CHAPTER 11

OXYGEN COMPONENTS TEST STANDS

Learning Objective: Upon completion of this chapter, you will be able to identify, maintain, and perform periodic inspections on oxygen components

test stands.

Aircrew Survival Equipmentmen are responsible for shop testing aircraft oxygen system components, including regulators, emergency oxygen systems, and other items. The AME is responsible for checking system components in the aircraft; however, in case of a suspected malfunction and for periodic maintenance testing, the component is removed from the aircraft and brought to the oxygen shop where it is tested by the PR. This testing is accomplished with the use of various types of test equipment, some of which are discussed in this chapter.

OXYGEN

No one can live without sufficient quantities of food, water, and oxygen. Of the three, oxygen is by far the most urgently needed. If necessary, a well-nourished individual can go without food for many days or weeks, living on what is stored in the body. The need for water is more immediate, but still the need does not become critical for several days. The amount of oxygen in the body is limited at best to a few minutes supply. When that supply is exhausted, death is prompt and inevitable.

Oxygen starvation affects a pilot or aircrewman in much the same way that it affects an aircraft engine-neither can function without it. The engine requires oxygen for burning the fuel that keeps it going. An engine designed for lowaltitude operation loses power and performs poorly at high altitudes. High-altitude operation demands a means of supplying air at higher pressure to give the engine enough oxygen for the combustion of its fuel. The supercharger or compressor performs this function.

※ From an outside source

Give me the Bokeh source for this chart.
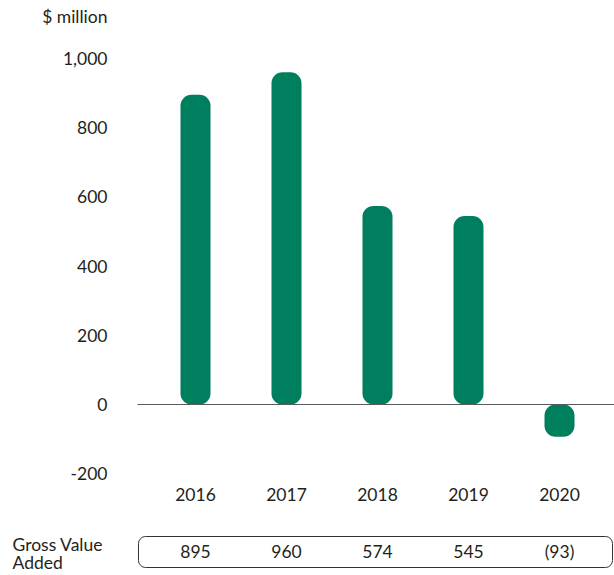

The combustion of fuel in the human body is the source of energy for everything the aviator is required to do with his muscles, with his eyes, and with his brain. As the aircraft climbs, the amount of oxygen per unit of volume of air decreases; therefore, the aviator's oxygen intake is reduced. Unless he/she breathes additional oxygen, the eyes, the brain, and the muscles begin to fail. The body is designed for lowaltitude operation and will not give satisfactory performance unless it is supplied the full amount of oxygen that it requires. Like the engine, the body requires a means of having this oxygen supplied to it in greater amounts or under greater pressure. This need is satisfied by the use of supplemental oxygen supplied directly to the respiratory system through an oxygen mask, by pressurizing the aircraft to an atmospheric pressure equivalent to that of safebreathing altitudes, or both.

For purposes of illustration, an aviator's lungs may be compared to a bottle of air. If an open bottle is placed in an aircraft at sea level, air escapes from it continuously as the aircraft ascends. The air pressure at 18,000 feet is only half the amount as that at sea level; therefore, at 18,000 feet the bottle is subjected to only half the atmospheric pressure it was subjected to at sea level. For this reason, it will contain only half the oxygen molecules it had when on the ground.

In like fashion, an aviator's lungs contain less and less air as he/she ascends, and correspondingly less oxygen. Thus, the use of supplemental oxygen is an absolute necessity on high-altitude flights. Above 35,000 feet, normal activity is possible up to about 43,000 feet by use of positive pressure equipment. This equipment consists of a "supercharger" arrangement by which the oxygen is supplied to the mask under a pressure slightly higher than that of the surrounding atmosphere. Upon inhalation, the

oxygen is forced into the lungs by the system pressure. Upon exhalation, the oxygen flow is shut off automatically so that carbon dioxide can be expelled from the mask. Normal activity is possible to 50,000 feet with the use of a pressure breathing oxygen regulator. Above 50,000 feet, the only adequate provision for the safety of the aviator is pressurization of the entire body.

Up to about 35,000 feet, an aviator can keep a sufficient concentration of oxygen in his/her lungs to permit normal activity by use of demand oxygen equipment, which supplies oxygen upon demand (inhalation). The oxygen received by the body on each inhalation is diluted with decreasing amounts of air up to about 30,000 feet. Above this altitude up to about 35,000 feet, this equipment provides 100-percent oxygen. At about 35,000 feet, inhalation alone will not provide enough oxygen with this equipment.